Is this proof for invertible matrices correct?

[cmajor47]

Homework Statement

Prove: If A and B are both nxn matrices, A is invertible and AB=BA, then A^-1B=BA^-1

Homework Equations

(AB)^-1=B^-1A^-1

The Attempt at a Solution

A^-1B=BA^-1
A^-1BB^-1=BA^-1B^-1
A^-1BB^-1=B(A^-1B^-1)
A^-1(BB^-1)=B(BA)^-1
B^-1A^-1(I)=B^-1B(BA)^-1
(AB)^-1=I(BA)^-1
(AB)^-1$$\neq$$A^-1B^-1

Therefore A^-1B does not equal BA^-1

I've been struggling with proofs and was wondering if this was correct?

 

[gabbagabbahey]

First, you aren't told that $B^{-1}$ exists, so any proof that relied on the use of $B^{-1}$ is out of the question.

Second, even if $B^{-1}$ did exist then $(AB)^{-1}=(BA)^{-1} \Rightarrow AB=BA$ which was already given in the question and so your attempt to find a contradiction has failed.

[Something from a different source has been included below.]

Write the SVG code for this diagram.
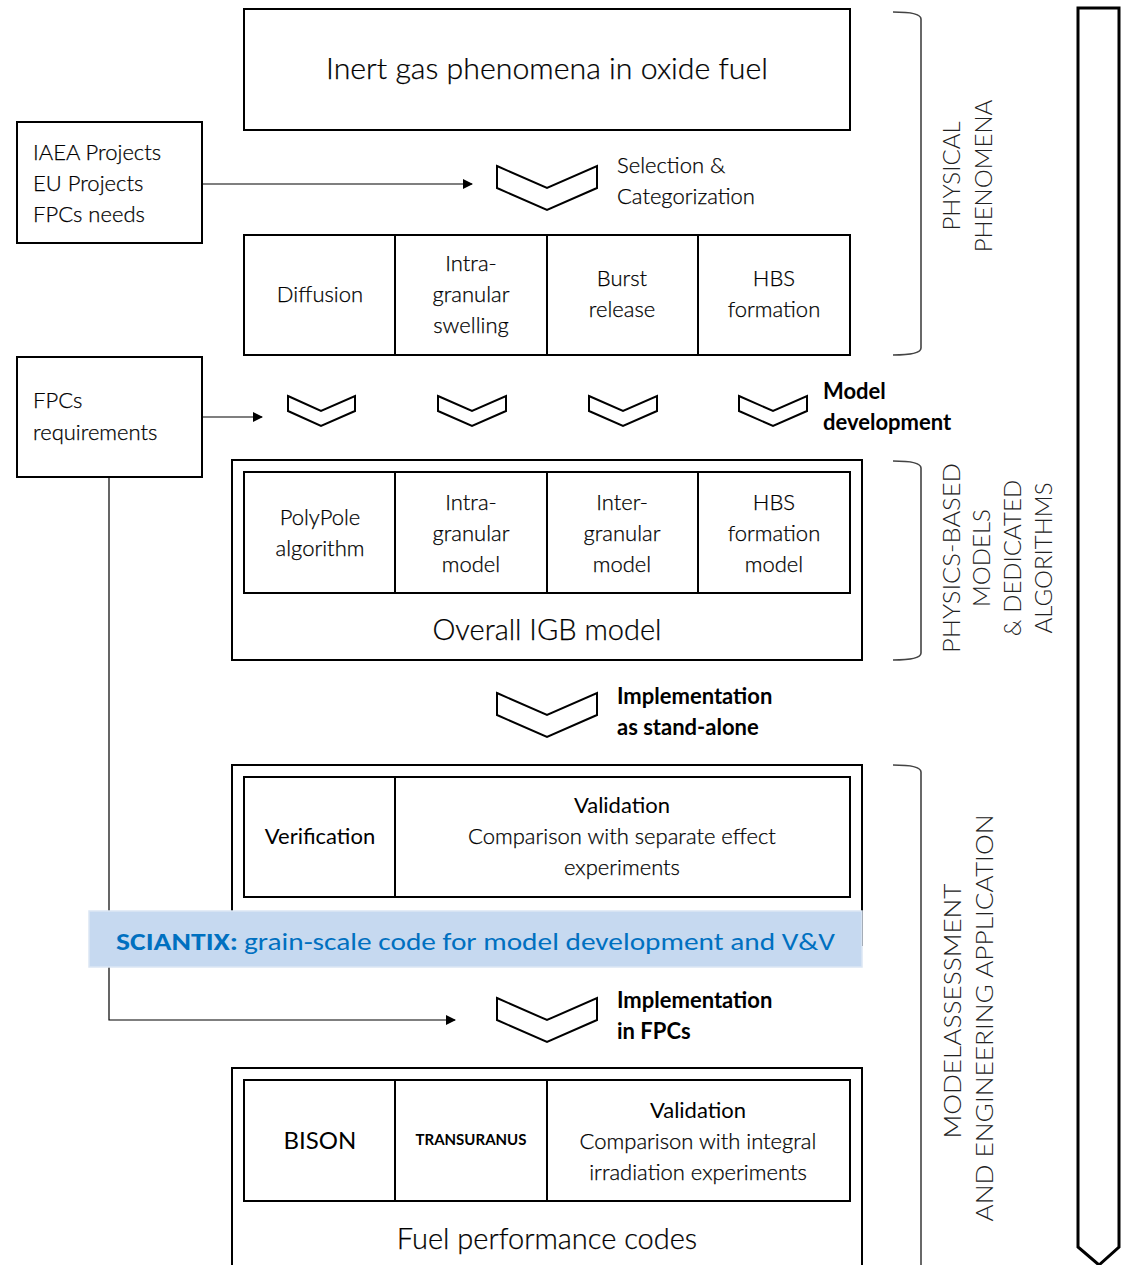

Third try starting with one of the conditions you're given: $AB=BA$ you're also told that $A^{-1}$ exists, so why not try multiplying both sides of the equation $AB=BA$ by $A^{-1}$ from either side and see what you get...

 

[cmajor47]

I took your advice and came up with this:

AB=BA
A^-1AB=A^-1BA
IB=A^-1BA
B=A^-1BA
BA^-1=A^-1BAA^-1
BA^-1=A^-1B(AA^-1)
BA^-1=A^-1BI
BA^-1=A^-1B

Read from right to left, this proves the statement. Is this right?

 

[Dick]

It sure does.